Florence listened, speared the last grape in her chicken salad, dabbed the corners of her mouth oh so delicately, and with her index finger wagging, distinctly opined, “Your problem is, you think you have no value apart from that man.”

Ouch. There it was. That was it. Bull’s-eye.

You feel worthless.

More specifically, worthless without him, a phrase that fits as perfectly as your best little black dress.

That’s not a match for your particular situation, you say?

You’re probably right. It may not be. Perhaps our losses don’t resemble each other’s in the least little bit. But see if completing this sentence with your words offers clarity. Imagine Florence speaking to you. (Side note: it’s helpful to throw in that finger-wagging thing too.)

“You think you have no value apart from _____________.”

That job? That bank account? That relationship? The success of that superstar child? That home? That car? That title? Those dusty trophies lined up against the window ledge? That perfectly beating heart that pumped you through two elite marathons? Those long-awaited and longed-for Louboutin shoes?

Recalibrating your worth when you lose something temporal you’ve attached it to proves debilitating. And it doesn’t really matter which temporal thing becomes the object of your devotion. All will fail because all are, by definition, fleeting.

Working in a local “stone soup” homeless shelter, I recall a day I manned the clothing trailer. I struck up a conversation with a chatty middle-aged client, as we called the visitors, who took his time poring over the donated jackets hanging on the rack. He pulled out a rather natty plaid coat, propped it up for me to see, and announced, “I wore one like this when I was somebody.” My soul tore a little for him as I helped him into the sleeves and reflected on the lesson he was teaching me at that very moment, as I was still stuck searching for that old relationship that I’d worn when I was somebody. Neither of our garments fit.

These spiritual misappropriations and misplaced self-assessments in light of loss happen in all stratas of society — rich or impoverished, privileged or marginalized. I think the marginalized just may be more honest about it. Hence, natty-plaid-coat-man with the easy confession rolling off his tongue, unknowingly calling out the got-it-all-together volunteer hiding her spiritual snags behind a laminated-lanyard ID tag and rows of hand-me-down coats stuffed into a double-wide.

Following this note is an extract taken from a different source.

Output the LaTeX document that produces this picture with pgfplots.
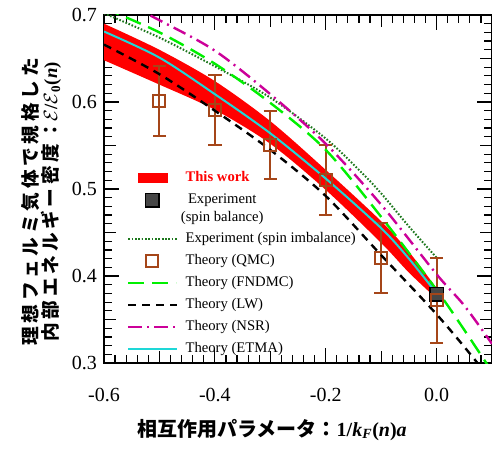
\documentclass[border=0pt]{standalone}
\usepackage{fontspec}
\setmainfont{Liberation Serif}
\newfontfamily\lserif{Liberation Serif}
\newfontfamily\jp{Noto Sans CJK JP}
\newfontfamily\jpy{Noto Sans CJK JP}[LetterSpace=20]
\usepackage{pgfplots}
\pgfplotsset{compat=1.18}
\usepgfplotslibrary{fillbetween}

\definecolor{qmcbrown}{RGB}{165,70,25}
\definecolor{fndmc}{RGB}{0,240,0}
\definecolor{imbal}{RGB}{30,120,30}
\definecolor{nsr}{RGB}{204,0,153}
\definecolor{etma}{RGB}{30,215,215}
\definecolor{expgray}{RGB}{70,70,70}

\pgfplotsset{
  linelegend/.style={legend image code/.code={\draw[mark repeat=2,mark phase=2,##1]
        plot coordinates {(0pt,0pt) (18pt,0pt) (36pt,0pt)};}},
  sqlegend/.style={legend image code/.code={\draw[##1] plot coordinates {(18pt,6.5pt)};}},
  bandlegend/.style={legend image code/.code={\fill[red] (7.5pt,-3.75pt) rectangle (30pt,3.75pt);}},
}

\begin{document}
\begin{tikzpicture}
\begin{axis}[
    width=291pt, height=261pt, scale only axis,
    xmin=-0.6, xmax=0.1, ymin=0.3, ymax=0.7,
    xtick={-0.6,-0.4,-0.2,0},
    ytick={0.3,0.4,0.5,0.6,0.7},
    minor xtick={-0.6,-0.58,...,0.1},
    minor ytick={0.3,0.31,...,0.7},
    extra x ticks={-0.5,-0.3,-0.1}, extra x tick labels={},
    extra y ticks={0.35,0.45,0.55,0.65}, extra y tick labels={},
    extra tick style={major tick length=9pt},
    major tick length=11.5pt, minor tick length=6pt,
    tick align=inside, tick pos=both,
    tick style={black, line width=0.9pt},
    axis line style={line width=1pt},
    /pgf/number format/assume math mode=true,
    ticklabel style={font=\fontsize{15}{18}\selectfont,
        /pgf/number format/fixed, /pgf/number format/fixed zerofill,
        /pgf/number format/precision=1},
    xticklabel style={yshift=-15pt},
    yticklabel style={xshift=-1.75pt},
    xlabel={相互作用パラメータ：{\lserif\bfseries 1/\textit{k}\textsubscript{\textit{F}}(\textit{n})\textit{a}}},
    xlabel style={font=\fontsize{15}{18}\selectfont\jp\bfseries,
        at={(axis description cs:0.433,-0.1916)}, anchor=center},
    ylabel={理想フェルミ気体で規格した\\内部エネルギー密度：{\lserif\bfseries $\mathcal{E}$/$\mathcal{E}$\textsubscript{0}(\textit{n})}},
    ylabel style={align=center, font=\fontsize{14}{13.5}\selectfont\jpy\bfseries,
        at={(axis description cs:-0.162,0.463)}, anchor=center},
    linelegend,
    legend cell align=left,
    legend style={draw=none, fill=none, at={(0.059,0.562)}, anchor=north west,
        inner sep=0pt, column sep=6pt, row sep=0.4pt,
        font=\fontsize{11}{13}\selectfont,
        nodes={inner ysep=1.5pt, inner xsep=0pt, text depth=}},
]
\coordinate (bl) at (rel axis cs:0,0);
\coordinate (tr) at (rel axis cs:1,1);

% This work (band)
\addplot[name path=up, draw=none, smooth, forget plot] coordinates {
    (-0.6,0.690) (-0.5,0.660) (-0.4,0.624) (-0.3,0.578)
    (-0.2,0.522) (-0.1,0.463) (-0.05,0.428) (0,0.386)
};
\addplot[name path=lo, draw=none, smooth, forget plot] coordinates {
    (-0.6,0.648) (-0.5,0.620) (-0.4,0.591) (-0.3,0.552)
    (-0.2,0.499) (-0.1,0.438) (-0.05,0.404) (0,0.374)
};
\addplot[fill=red, draw=none, bandlegend] fill between[of=up and lo];
\addlegendentry{\strut\textcolor{red}{\bfseries This work}}

% Experiment (spin balance)
\addplot[only marks, mark=square*, mark size=5pt,
    mark options={fill=expgray, draw=black, line width=1pt}, sqlegend]
    coordinates {(0,0.379)};
\addlegendentry{\hspace*{-3.5pt}\begin{tabular}{@{}c@{}}Experiment\\(spin balance)\end{tabular}}

% Experiment (spin imbalance)
\addplot[imbal, line width=1.5pt, dash pattern=on 1.2pt off 1.3pt, smooth] coordinates {
    (-0.6,0.702) (-0.5,0.674) (-0.4,0.641) (-0.3,0.605) (-0.2,0.558)
    (-0.137,0.520) (-0.1,0.495) (-0.05,0.457) (0,0.421)
};
\addlegendentry{\strut Experiment (spin imbalance)}

% Theory (QMC)
\addplot[qmcbrown, only marks, mark=square, mark size=4.5pt, line width=1.5pt,
    error bars/.cd, y dir=both, y explicit,
    error bar style={line width=1.5pt, qmcbrown},
    error mark options={rotate=90, qmcbrown, mark size=5pt, line width=1.5pt}]
    coordinates {
    (-0.5,0.601) +- (0,0.040)
    (-0.4,0.591) +- (0,0.040)
    (-0.3,0.551) +- (0,0.039)
    (-0.2,0.510) +- (0,0.040)
    (-0.1,0.421) +- (0,0.040)
    (0,0.372) +- (0,0.049)
};
\addlegendentry{\strut Theory (QMC)}

% Theory (FNDMC)
\addplot[fndmc, line width=1.8pt, dash pattern=on 12pt off 6pt, smooth] coordinates {
    (-0.6,0.708) (-0.5,0.680) (-0.4,0.644) (-0.3,0.599) (-0.2,0.545)
    (-0.1,0.468) (0,0.384) (0.05,0.338) (0.1,0.290)
};
\addlegendentry{\strut Theory (FNDMC)}

% Theory (LW)
\addplot[black, line width=1.8pt, dash pattern=on 6pt off 4.5pt, smooth] coordinates {
    (-0.6,0.666) (-0.5,0.632) (-0.4,0.590) (-0.3,0.545) (-0.2,0.492)
    (-0.1,0.424) (0,0.356) (0.07,0.303) (0.09,0.285)
};
\addlegendentry{\strut Theory (LW)}

% Theory (NSR)
\addplot[nsr, line width=1.8pt, dash pattern=on 10pt off 4pt on 1.5pt off 4pt, smooth] coordinates {
    (-0.6,0.726) (-0.5,0.694) (-0.4,0.659) (-0.3,0.609) (-0.2,0.552)
    (-0.1,0.482) (0,0.402) (0.05,0.366) (0.1,0.322)
};
\addlegendentry{\strut Theory (NSR)}

% Theory (ETMA)
\addplot[etma, line width=1.5pt, smooth] coordinates {
    (-0.6,0.681) (-0.5,0.651) (-0.4,0.609) (-0.3,0.564) (-0.2,0.512)
    (-0.1,0.455) (-0.05,0.420) (0,0.380)
};
\addlegendentry{\strut Theory (ETMA)}
\end{axis}
\pgfresetboundingbox
\path ([xshift=-78pt,yshift=-65.25pt]bl) rectangle ([yshift=11.25pt]tr);
\end{tikzpicture}
\end{document}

The movie scene running through my mind cuts to Jesus gathering the children to Him, deliberately corralling the littlest littles and placing them center stage while the disciples, clueless, strut around in the wings, jockeying for position and elbowing each other out of the way, so as to avoid tripping over their extra-long egos.

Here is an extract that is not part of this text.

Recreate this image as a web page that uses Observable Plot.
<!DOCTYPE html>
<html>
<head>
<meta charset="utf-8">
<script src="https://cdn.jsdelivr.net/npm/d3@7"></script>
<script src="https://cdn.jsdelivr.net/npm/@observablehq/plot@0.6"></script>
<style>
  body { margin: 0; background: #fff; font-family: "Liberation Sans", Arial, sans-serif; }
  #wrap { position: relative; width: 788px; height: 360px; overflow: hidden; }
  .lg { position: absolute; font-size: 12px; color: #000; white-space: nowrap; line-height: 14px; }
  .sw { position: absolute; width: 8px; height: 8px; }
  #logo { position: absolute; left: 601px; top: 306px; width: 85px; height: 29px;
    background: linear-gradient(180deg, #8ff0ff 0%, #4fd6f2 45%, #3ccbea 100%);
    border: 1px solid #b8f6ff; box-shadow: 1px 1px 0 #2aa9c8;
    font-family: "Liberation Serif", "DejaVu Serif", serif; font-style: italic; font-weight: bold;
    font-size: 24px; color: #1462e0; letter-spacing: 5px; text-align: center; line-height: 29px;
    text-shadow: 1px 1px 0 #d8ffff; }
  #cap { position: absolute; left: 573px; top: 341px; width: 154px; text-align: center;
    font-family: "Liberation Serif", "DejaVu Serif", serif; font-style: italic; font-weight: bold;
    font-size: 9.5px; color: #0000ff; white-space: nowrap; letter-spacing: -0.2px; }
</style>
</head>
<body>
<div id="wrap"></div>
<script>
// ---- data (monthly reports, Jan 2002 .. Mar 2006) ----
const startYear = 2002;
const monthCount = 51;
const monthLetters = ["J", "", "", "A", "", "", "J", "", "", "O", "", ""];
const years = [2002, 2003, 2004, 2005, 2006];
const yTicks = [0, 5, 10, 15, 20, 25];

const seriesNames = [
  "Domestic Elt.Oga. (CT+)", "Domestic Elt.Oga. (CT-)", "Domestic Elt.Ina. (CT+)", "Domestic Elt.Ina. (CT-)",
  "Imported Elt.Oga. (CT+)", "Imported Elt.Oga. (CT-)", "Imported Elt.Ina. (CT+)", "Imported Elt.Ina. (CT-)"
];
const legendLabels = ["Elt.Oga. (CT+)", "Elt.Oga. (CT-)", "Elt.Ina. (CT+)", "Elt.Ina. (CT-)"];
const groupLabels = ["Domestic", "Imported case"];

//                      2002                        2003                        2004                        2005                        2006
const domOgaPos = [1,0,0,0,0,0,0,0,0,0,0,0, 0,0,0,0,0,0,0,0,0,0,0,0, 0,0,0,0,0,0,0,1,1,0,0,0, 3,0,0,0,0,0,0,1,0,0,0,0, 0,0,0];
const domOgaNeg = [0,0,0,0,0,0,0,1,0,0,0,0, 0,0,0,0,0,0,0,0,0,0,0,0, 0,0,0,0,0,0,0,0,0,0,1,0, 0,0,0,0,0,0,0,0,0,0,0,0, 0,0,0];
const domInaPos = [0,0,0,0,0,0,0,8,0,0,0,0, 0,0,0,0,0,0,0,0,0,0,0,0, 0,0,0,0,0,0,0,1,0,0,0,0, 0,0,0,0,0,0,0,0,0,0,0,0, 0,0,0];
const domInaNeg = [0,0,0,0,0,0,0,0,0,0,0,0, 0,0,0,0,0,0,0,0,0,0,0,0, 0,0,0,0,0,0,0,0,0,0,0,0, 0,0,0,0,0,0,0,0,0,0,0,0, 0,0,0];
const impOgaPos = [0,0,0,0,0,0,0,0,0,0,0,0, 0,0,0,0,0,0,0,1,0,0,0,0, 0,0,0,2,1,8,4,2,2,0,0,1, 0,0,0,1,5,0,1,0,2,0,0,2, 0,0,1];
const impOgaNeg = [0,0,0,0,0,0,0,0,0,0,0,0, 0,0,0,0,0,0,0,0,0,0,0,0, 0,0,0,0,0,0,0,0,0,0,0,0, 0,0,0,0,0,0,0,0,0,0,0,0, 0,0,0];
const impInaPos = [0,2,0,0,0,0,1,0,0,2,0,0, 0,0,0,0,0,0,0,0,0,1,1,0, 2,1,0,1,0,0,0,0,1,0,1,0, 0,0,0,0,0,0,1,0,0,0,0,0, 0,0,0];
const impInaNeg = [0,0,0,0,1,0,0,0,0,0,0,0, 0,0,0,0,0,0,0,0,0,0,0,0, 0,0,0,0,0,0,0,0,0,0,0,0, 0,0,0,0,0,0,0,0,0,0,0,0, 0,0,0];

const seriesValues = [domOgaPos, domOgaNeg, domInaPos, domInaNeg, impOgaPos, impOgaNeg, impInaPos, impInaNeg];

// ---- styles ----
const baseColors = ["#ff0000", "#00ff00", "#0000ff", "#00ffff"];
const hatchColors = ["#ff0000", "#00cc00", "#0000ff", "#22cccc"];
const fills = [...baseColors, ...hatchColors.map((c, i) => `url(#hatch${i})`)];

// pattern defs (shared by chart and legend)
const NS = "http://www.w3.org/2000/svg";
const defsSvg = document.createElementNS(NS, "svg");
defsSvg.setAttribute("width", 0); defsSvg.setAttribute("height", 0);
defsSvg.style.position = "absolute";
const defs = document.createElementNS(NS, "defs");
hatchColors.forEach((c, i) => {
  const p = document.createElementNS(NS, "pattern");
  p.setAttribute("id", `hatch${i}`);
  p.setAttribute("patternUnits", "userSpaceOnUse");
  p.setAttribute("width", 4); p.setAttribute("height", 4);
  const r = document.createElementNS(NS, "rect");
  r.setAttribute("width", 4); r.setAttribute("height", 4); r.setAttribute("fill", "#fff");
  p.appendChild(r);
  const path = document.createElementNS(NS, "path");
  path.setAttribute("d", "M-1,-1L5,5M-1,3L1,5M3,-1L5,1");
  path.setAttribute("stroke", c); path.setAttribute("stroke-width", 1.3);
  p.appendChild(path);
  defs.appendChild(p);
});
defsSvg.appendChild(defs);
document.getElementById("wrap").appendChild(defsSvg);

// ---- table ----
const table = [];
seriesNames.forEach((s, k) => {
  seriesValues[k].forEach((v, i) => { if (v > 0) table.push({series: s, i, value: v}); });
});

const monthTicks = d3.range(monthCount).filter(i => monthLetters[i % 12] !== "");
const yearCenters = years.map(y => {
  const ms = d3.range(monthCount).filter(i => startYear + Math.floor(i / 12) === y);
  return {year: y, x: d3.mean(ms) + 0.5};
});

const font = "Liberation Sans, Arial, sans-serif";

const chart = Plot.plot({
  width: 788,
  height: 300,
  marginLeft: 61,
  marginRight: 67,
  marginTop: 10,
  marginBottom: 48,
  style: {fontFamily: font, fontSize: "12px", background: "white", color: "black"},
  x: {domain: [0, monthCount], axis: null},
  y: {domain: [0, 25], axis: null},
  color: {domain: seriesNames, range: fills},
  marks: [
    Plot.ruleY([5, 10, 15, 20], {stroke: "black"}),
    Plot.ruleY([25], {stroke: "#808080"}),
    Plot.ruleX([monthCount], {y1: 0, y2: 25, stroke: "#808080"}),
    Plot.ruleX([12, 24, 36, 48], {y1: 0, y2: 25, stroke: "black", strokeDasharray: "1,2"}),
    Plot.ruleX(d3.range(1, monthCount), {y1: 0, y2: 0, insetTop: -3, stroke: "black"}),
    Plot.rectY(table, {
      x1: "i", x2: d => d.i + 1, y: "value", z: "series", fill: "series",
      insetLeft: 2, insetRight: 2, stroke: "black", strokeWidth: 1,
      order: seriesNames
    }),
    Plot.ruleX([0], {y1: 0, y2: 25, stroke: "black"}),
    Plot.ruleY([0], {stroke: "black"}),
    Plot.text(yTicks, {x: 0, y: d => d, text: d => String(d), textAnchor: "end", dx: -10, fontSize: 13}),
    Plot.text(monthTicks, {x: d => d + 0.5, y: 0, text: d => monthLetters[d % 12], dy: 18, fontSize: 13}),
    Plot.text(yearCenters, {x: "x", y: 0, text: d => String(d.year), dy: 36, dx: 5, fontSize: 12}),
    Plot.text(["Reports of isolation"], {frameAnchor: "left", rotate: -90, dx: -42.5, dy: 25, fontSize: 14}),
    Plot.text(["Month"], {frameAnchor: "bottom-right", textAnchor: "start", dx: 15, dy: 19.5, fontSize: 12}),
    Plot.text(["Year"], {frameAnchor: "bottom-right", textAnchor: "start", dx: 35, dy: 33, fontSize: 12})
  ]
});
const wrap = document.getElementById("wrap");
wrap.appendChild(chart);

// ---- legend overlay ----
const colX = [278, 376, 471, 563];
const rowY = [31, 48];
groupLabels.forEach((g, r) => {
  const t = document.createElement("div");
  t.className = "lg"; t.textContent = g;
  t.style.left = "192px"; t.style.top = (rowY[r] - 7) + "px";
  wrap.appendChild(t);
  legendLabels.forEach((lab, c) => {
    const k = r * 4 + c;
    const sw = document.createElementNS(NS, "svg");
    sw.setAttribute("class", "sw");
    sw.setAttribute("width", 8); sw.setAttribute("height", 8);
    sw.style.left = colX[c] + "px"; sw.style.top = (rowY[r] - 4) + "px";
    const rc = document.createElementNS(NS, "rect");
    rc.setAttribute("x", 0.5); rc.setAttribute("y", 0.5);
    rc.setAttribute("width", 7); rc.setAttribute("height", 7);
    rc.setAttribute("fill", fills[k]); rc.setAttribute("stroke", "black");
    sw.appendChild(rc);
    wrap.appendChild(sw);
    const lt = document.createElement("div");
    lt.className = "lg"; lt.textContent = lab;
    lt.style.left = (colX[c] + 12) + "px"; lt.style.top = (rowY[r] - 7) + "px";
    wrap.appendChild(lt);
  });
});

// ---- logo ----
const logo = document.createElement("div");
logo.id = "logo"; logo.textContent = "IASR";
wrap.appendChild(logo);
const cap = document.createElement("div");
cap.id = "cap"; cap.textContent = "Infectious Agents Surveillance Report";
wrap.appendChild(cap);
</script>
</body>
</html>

Truly I tell you, unless you change and become like little children, you will never enter the Kingdom of Heaven. — Matthew 18:3

Well played, Jesus.

The upside-down Kingdom of this tough-but-tender Rabbi never fails to flip social structures on their haughty heads.

Excerpted from I Don’t Know Who I Am Anymore by Carole Holiday, copyright Carole Holiday.

Jesus did turn the world upside down. Man has placed himself at the center of the world, trying to take the place that only God can fill. When man wakes up and bathes in the truth of who Jesus is and what He has done, there must be an awakening, a focus on truth and reality of the problem in life. It is a focus on self instead of God. Let us draw near to the throne of grace and find the help and grace that we all need!